[talks] Fwd: Today: EE Department Seminar-Pramod Viswanath-Spy vs Spy: Anonymous Messaging- 4:30pm E-Quad B2015

Jennifer Rexford jrex at CS.Princeton.EDU
Fri May 8 11:09:24 EDT 2015

> From: "Lisa R. Lewis" <ll2 at Princeton.EDU>
> Date: May 8, 2015 at 9:57:47 AM EDT
> To: ee-seminar at Princeton.EDU
> Subject: Today: EE Department Seminar-Pramod Viswanath-Spy vs Spy: Anonymous Messaging- 4:30pm E-Quad B2015
> Reply-To: "Lisa R. Lewis" <ll2 at Princeton.EDU>
> Title:              Spy vs Spy:  Anonymous Messaging
> Date:             Friday, May 8, 2015
> Time:             4:30pm          
> Room:           E-Quad, B205
> Host:             Prateek Mittal
> Abstract:  Anonymous messaging platforms, such as Secret, Whisper and Yik Yak, have emerged as important social media for sharing one's thoughts without the fear of being judged by friends, family, or the public.
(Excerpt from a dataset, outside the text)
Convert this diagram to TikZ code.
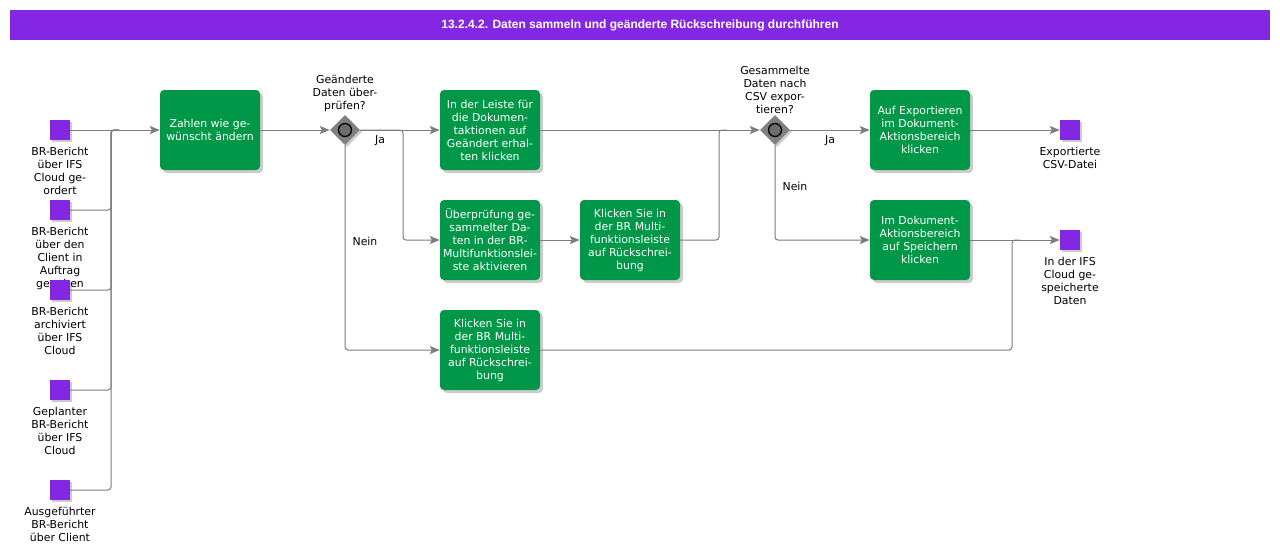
\documentclass[tikz,border=0pt]{standalone}
\usepackage{fontspec}
\setmainfont{DejaVu Sans}
\newfontfamily\titlefont{Liberation Sans}
\usetikzlibrary{shapes.geometric,arrows.meta,shadows}
\definecolor{taskgreen}{RGB}{0,152,72}
\definecolor{eventpurple}{RGB}{132,39,226}
\definecolor{gategray}{RGB}{128,128,128}
\definecolor{linegray}{RGB}{125,125,125}
\begin{document}
\begin{tikzpicture}[x=1pt, y=-1pt, font=\fontsize{10.9}{13}\selectfont,
    task/.style = {fill=taskgreen, rounded corners=4pt, minimum width=100pt, minimum height=80pt, text=white, align=center, inner sep=1pt, drop shadow={shadow xshift=3pt, shadow yshift=-3pt, fill=black, opacity=0.2}},
    event/.style = {fill=eventpurple, minimum size=20pt, inner sep=0pt, drop shadow={shadow xshift=2pt, shadow yshift=-2pt, fill=black, opacity=0.2}},
    lab/.style = {align=center, inner sep=1pt},
    gate/.style = {diamond, fill=gategray, minimum width=30pt, minimum height=30pt, inner sep=0pt, drop shadow={shadow xshift=2pt, shadow yshift=-2pt, fill=black, opacity=0.2}},
    flow/.style = {draw=linegray, line width=1pt, rounded corners=3pt},
    arr/.style = {flow, -{Stealth[length=10pt, width=8pt, inset=2pt]}}]

    \useasboundingbox (0,0) rectangle (1280,555);

    % title
    \node [fill=eventpurple, minimum width=1260pt, minimum height=30pt, text=white, font=\titlefont\bfseries\fontsize{12}{13}\selectfont] (title) at (640,25) {13.2.4.2. Daten sammeln und geänderte Rückschreibung durchführen};

    % start events
    \node [event, label={[lab, label distance=6pt]below:BR-Bericht\\über IFS\\Cloud ge-\\ordert}] (s1) at (60,130) {};
    \node [event, label={[lab, label distance=6pt]below:BR-Bericht\\über den\\Client in\\Auftrag\\gegeben}] (s2) at (60,210) {};
    \node [event, label={[lab, label distance=6pt]below:BR-Bericht\\archiviert\\über IFS\\Cloud}] (s3) at (60,290) {};
    \node [event, label={[lab, label distance=6pt]below:Geplanter\\BR-Bericht\\über IFS\\Cloud}] (s4) at (60,390) {};
    \node [event, label={[lab, label distance=6pt]below:Ausgeführter\\BR-Bericht\\über Client}] (s5) at (60,490) {};
    \coordinate (m1) at (111,130);

    % tasks
    \node [task] (t1) at (210,130) {Zahlen wie ge-\\wünscht ändern};
    \node [task] (t2) at (490,130) {In der Leiste für\\die Dokumen-\\taktionen auf\\Geändert erhal-\\ten klicken};
    \node [task] (t3) at (490,240) {Überprüfung ge-\\sammelter Da-\\ten in der BR-\\Multifunktionslei-\\ste aktivieren};
    \node [task] (t4) at (630,240) {Klicken Sie in\\der BR Multi-\\funktionsleiste\\auf Rückschrei-\\bung};
    \node [task] (t5) at (490,350) {Klicken Sie in\\der BR Multi-\\funktionsleiste\\auf Rückschrei-\\bung};
    \node [task] (t6) at (920,130) {Auf Exportieren\\im Dokument-\\Aktionsbereich\\klicken};
    \node [task] (t7) at (920,240) {Im Dokument-\\Aktionsbereich\\auf Speichern\\klicken};

    % gateways
    \node [gate, label={[lab, label distance=2pt]above:Geänderte\\Daten über-\\prüfen?}] (g1) at (345,130) {};
    \node [gate, label={[lab, label distance=0pt]above:Gesammelte\\Daten nach\\CSV expor-\\tieren?}] (g2) at (775,130) {};
    \foreach \g in {g1,g2}
        \draw [black, line width=1.3pt, fill=gategray!85!black] (\g) circle (6.5pt);
    \coordinate (b1) at (403,130);
    \coordinate (j2) at (719,130);
    \coordinate (j3) at (1012,240);

    % end events
    \node [event, label={[lab, label distance=6pt]below:Exportierte\\CSV-Datei}] (e1) at (1070,130) {};
    \node [event, label={[lab, label distance=6pt]below:In der IFS\\Cloud ge-\\speicherte\\Daten}] (e2) at (1070,240) {};

    % edge labels
    \node (ja1) at (380,141) {Ja};
    \node (nein1) at (365,241) {Nein};
    \node (ja2) at (830,141) {Ja};
    \node (nein2) at (795,186) {Nein};

    % flows
    \foreach \s in {s2,s3,s4,s5}
        \draw [flow] (\s.east) -| (m1) -- ++(8,0);
    \draw [arr] (s1) -- (t1);
    \draw [arr] (t1) -- (g1);
    \draw [arr] (g1) -- (t2);
    \draw [arr] (g1.east) -- (b1) |- (t3);
    \draw [arr] (g1.south) |- (t5);
    \draw [arr] (t3) -- (t4);
    \draw [arr] (t2) -- (g2);
    \draw [flow] (t4.east) -| (j2) -- ++(8,0);
    \draw [arr] (g2) -- (t6);
    \draw [arr] (g2.south) |- (t7);
    \draw [arr] (t6) -- (e1);
    \draw [arr] (t7) -- (e2);
    \draw [flow] (t5.east) -| (j3) -- ++(8,0);

\end{tikzpicture}
\end{document}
Further, such anonymous platforms are crucial in nations with authoritarian governments, where the right to free expression and, sometimes, the personal safety of the message author depends on anonymity. Current platforms offer only superficial anonymity -- their centralized implementation makes them naturally vulnerable to authoritarian adversaries and/or economic incentives.  In this talk, we study the problem of designing a distributed messaging protocol that spreads the message fast while keeping the identity of the source hidden from an adversary. We present an anonymous messaging protocol, which we call adaptive diffusion (and is related to the Chinese restaurant process), and show that it spreads fast and achieves  nearly perfect obfuscation of the source for a wide range of adversaries. System issues in the implementation of the protocol are discussed. 
> Bio:  Pramod Viswanath received the PhD degree in EECS from the University of California at Berkeley in 2000. He was a member of technical staff at Flarion Technologies until August 2001 before joining the ECE department at the University of Illinois, Urbana-Champaign. He is a recipient of the Xerox Award for Faculty Research from the College of Engineering at UIUC (2010), the Eliahu Jury Award from the EECS department of UC Berkeley (2000), the Bernard Friedman Award from the Mathematics department of UC Berkeley (2000), and the NSF CAREER Award (2003). He was an associate editor of the IEEE Transactions on Information Theory for the period 2006-2008.